--- Task description ---
Copy everything in the listing below word for word, apart from any images.

--- Information supplied ---
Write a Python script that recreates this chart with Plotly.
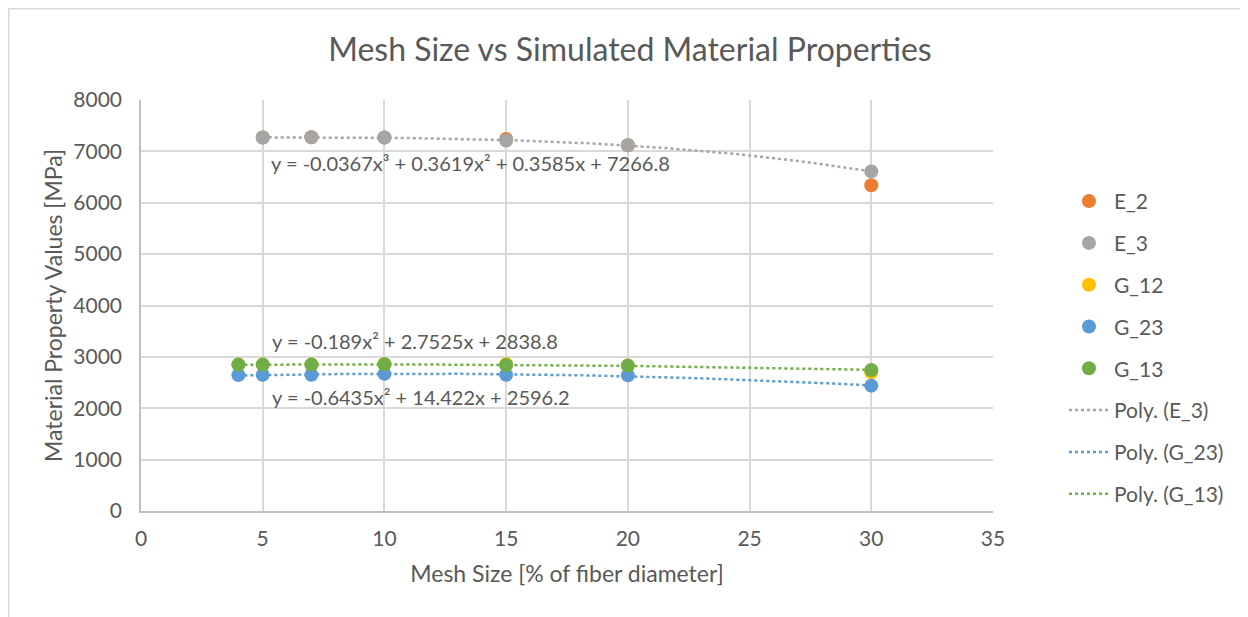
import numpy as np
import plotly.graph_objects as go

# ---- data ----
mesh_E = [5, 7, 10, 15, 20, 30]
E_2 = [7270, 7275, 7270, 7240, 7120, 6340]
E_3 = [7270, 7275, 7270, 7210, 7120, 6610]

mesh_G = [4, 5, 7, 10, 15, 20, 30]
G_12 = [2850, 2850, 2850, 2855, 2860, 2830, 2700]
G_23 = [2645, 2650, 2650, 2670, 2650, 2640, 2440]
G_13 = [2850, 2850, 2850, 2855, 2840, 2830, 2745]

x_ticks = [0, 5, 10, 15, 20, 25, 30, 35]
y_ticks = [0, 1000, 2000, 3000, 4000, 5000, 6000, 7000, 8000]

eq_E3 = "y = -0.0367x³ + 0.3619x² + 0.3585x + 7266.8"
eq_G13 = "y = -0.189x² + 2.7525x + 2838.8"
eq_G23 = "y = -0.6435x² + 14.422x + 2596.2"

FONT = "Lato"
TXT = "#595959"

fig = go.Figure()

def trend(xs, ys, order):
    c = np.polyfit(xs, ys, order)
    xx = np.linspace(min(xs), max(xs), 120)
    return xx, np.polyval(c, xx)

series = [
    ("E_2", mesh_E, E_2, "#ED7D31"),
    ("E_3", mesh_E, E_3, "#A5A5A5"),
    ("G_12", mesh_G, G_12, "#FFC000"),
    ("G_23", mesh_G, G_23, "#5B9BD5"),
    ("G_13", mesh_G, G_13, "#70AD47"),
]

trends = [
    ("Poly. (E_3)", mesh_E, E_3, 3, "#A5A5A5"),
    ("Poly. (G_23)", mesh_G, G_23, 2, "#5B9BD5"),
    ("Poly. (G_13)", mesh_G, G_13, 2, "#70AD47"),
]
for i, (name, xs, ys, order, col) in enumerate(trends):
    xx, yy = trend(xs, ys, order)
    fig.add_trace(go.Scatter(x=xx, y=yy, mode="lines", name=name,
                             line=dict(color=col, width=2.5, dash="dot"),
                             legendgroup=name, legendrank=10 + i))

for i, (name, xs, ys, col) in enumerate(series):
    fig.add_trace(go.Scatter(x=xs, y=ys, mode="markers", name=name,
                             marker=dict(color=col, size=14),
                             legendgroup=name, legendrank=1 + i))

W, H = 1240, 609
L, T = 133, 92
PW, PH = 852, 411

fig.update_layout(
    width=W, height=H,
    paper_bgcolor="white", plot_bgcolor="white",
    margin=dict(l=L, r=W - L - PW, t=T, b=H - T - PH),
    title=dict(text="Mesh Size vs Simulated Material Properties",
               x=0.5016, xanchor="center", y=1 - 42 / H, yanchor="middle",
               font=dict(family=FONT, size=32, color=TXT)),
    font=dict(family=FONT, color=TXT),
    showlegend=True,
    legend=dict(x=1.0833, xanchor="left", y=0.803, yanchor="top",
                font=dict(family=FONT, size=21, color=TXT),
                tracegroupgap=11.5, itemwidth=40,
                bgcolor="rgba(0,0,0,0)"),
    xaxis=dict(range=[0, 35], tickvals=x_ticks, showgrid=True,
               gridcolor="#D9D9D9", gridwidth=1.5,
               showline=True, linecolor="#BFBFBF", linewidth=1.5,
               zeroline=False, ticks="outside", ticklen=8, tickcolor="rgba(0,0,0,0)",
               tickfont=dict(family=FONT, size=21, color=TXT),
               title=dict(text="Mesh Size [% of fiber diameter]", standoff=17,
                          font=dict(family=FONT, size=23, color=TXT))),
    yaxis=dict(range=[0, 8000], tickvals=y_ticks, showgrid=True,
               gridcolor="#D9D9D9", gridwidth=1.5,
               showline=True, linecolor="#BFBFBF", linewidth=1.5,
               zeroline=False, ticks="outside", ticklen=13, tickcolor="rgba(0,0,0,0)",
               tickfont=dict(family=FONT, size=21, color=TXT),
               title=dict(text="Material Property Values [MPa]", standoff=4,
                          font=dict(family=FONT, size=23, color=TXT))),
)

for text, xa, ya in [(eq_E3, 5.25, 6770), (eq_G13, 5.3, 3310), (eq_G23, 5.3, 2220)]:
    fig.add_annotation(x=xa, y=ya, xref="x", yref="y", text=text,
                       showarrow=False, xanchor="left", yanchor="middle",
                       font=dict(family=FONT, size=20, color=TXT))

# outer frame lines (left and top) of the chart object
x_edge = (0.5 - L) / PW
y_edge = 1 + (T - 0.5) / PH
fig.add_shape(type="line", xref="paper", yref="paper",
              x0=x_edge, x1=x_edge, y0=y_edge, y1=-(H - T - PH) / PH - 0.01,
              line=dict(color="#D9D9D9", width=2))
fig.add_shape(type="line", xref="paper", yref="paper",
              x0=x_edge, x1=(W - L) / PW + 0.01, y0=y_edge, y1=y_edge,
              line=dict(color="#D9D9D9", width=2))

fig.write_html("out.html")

--- Exercise answer ---
Write a Python script that recreates this chart with Plotly.
import numpy as np
import plotly.graph_objects as go

# ---- data ----
mesh_E = [5, 7, 10, 15, 20, 30]
E_2 = [7270, 7275, 7270, 7240, 7120, 6340]
E_3 = [7270, 7275, 7270, 7210, 7120, 6610]

mesh_G = [4, 5, 7, 10, 15, 20, 30]
G_12 = [2850, 2850, 2850, 2855, 2860, 2830, 2700]
G_23 = [2645, 2650, 2650, 2670, 2650, 2640, 2440]
G_13 = [2850, 2850, 2850, 2855, 2840, 2830, 2745]

x_ticks = [0, 5, 10, 15, 20, 25, 30, 35]
y_ticks = [0, 1000, 2000, 3000, 4000, 5000, 6000, 7000, 8000]

eq_E3 = "y = -0.0367x³ + 0.3619x² + 0.3585x + 7266.8"
eq_G13 = "y = -0.189x² + 2.7525x + 2838.8"
eq_G23 = "y = -0.6435x² + 14.422x + 2596.2"

FONT = "Lato"
TXT = "#595959"

fig = go.Figure()

def trend(xs, ys, order):
    c = np.polyfit(xs, ys, order)
    xx = np.linspace(min(xs), max(xs), 120)
    return xx, np.polyval(c, xx)

series = [
    ("E_2", mesh_E, E_2, "#ED7D31"),
    ("E_3", mesh_E, E_3, "#A5A5A5"),
    ("G_12", mesh_G, G_12, "#FFC000"),
    ("G_23", mesh_G, G_23, "#5B9BD5"),
    ("G_13", mesh_G, G_13, "#70AD47"),
]

trends = [
    ("Poly. (E_3)", mesh_E, E_3, 3, "#A5A5A5"),
    ("Poly. (G_23)", mesh_G, G_23, 2, "#5B9BD5"),
    ("Poly. (G_13)", mesh_G, G_13, 2, "#70AD47"),
]
for i, (name, xs, ys, order, col) in enumerate(trends):
    xx, yy = trend(xs, ys, order)
    fig.add_trace(go.Scatter(x=xx, y=yy, mode="lines", name=name,
                             line=dict(color=col, width=2.5, dash="dot"),
                             legendgroup=name, legendrank=10 + i))

for i, (name, xs, ys, col) in enumerate(series):
    fig.add_trace(go.Scatter(x=xs, y=ys, mode="markers", name=name,
                             marker=dict(color=col, size=14),
                             legendgroup=name, legendrank=1 + i))

W, H = 1240, 609
L, T = 133, 92
PW, PH = 852, 411

fig.update_layout(
    width=W, height=H,
    paper_bgcolor="white", plot_bgcolor="white",
    margin=dict(l=L, r=W - L - PW, t=T, b=H - T - PH),
    title=dict(text="Mesh Size vs Simulated Material Properties",
               x=0.5016, xanchor="center", y=1 - 42 / H, yanchor="middle",
               font=dict(family=FONT, size=32, color=TXT)),
    font=dict(family=FONT, color=TXT),
    showlegend=True,
    legend=dict(x=1.0833, xanchor="left", y=0.803, yanchor="top",
                font=dict(family=FONT, size=21, color=TXT),
                tracegroupgap=11.5, itemwidth=40,
                bgcolor="rgba(0,0,0,0)"),
    xaxis=dict(range=[0, 35], tickvals=x_ticks, showgrid=True,
               gridcolor="#D9D9D9", gridwidth=1.5,
               showline=True, linecolor="#BFBFBF", linewidth=1.5,
               zeroline=False, ticks="outside", ticklen=8, tickcolor="rgba(0,0,0,0)",
               tickfont=dict(family=FONT, size=21, color=TXT),
               title=dict(text="Mesh Size [% of fiber diameter]", standoff=17,
                          font=dict(family=FONT, size=23, color=TXT))),
    yaxis=dict(range=[0, 8000], tickvals=y_ticks, showgrid=True,
               gridcolor="#D9D9D9", gridwidth=1.5,
               showline=True, linecolor="#BFBFBF", linewidth=1.5,
               zeroline=False, ticks="outside", ticklen=13, tickcolor="rgba(0,0,0,0)",
               tickfont=dict(family=FONT, size=21, color=TXT),
               title=dict(text="Material Property Values [MPa]", standoff=4,
                          font=dict(family=FONT, size=23, color=TXT))),
)

for text, xa, ya in [(eq_E3, 5.25, 6770), (eq_G13, 5.3, 3310), (eq_G23, 5.3, 2220)]:
    fig.add_annotation(x=xa, y=ya, xref="x", yref="y", text=text,
                       showarrow=False, xanchor="left", yanchor="middle",
                       font=dict(family=FONT, size=20, color=TXT))

# outer frame lines (left and top) of the chart object
x_edge = (0.5 - L) / PW
y_edge = 1 + (T - 0.5) / PH
fig.add_shape(type="line", xref="paper", yref="paper",
              x0=x_edge, x1=x_edge, y0=y_edge, y1=-(H - T - PH) / PH - 0.01,
              line=dict(color="#D9D9D9", width=2))
fig.add_shape(type="line", xref="paper", yref="paper",
              x0=x_edge, x1=(W - L) / PW + 0.01, y0=y_edge, y1=y_edge,
              line=dict(color="#D9D9D9", width=2))

fig.write_html("out.html")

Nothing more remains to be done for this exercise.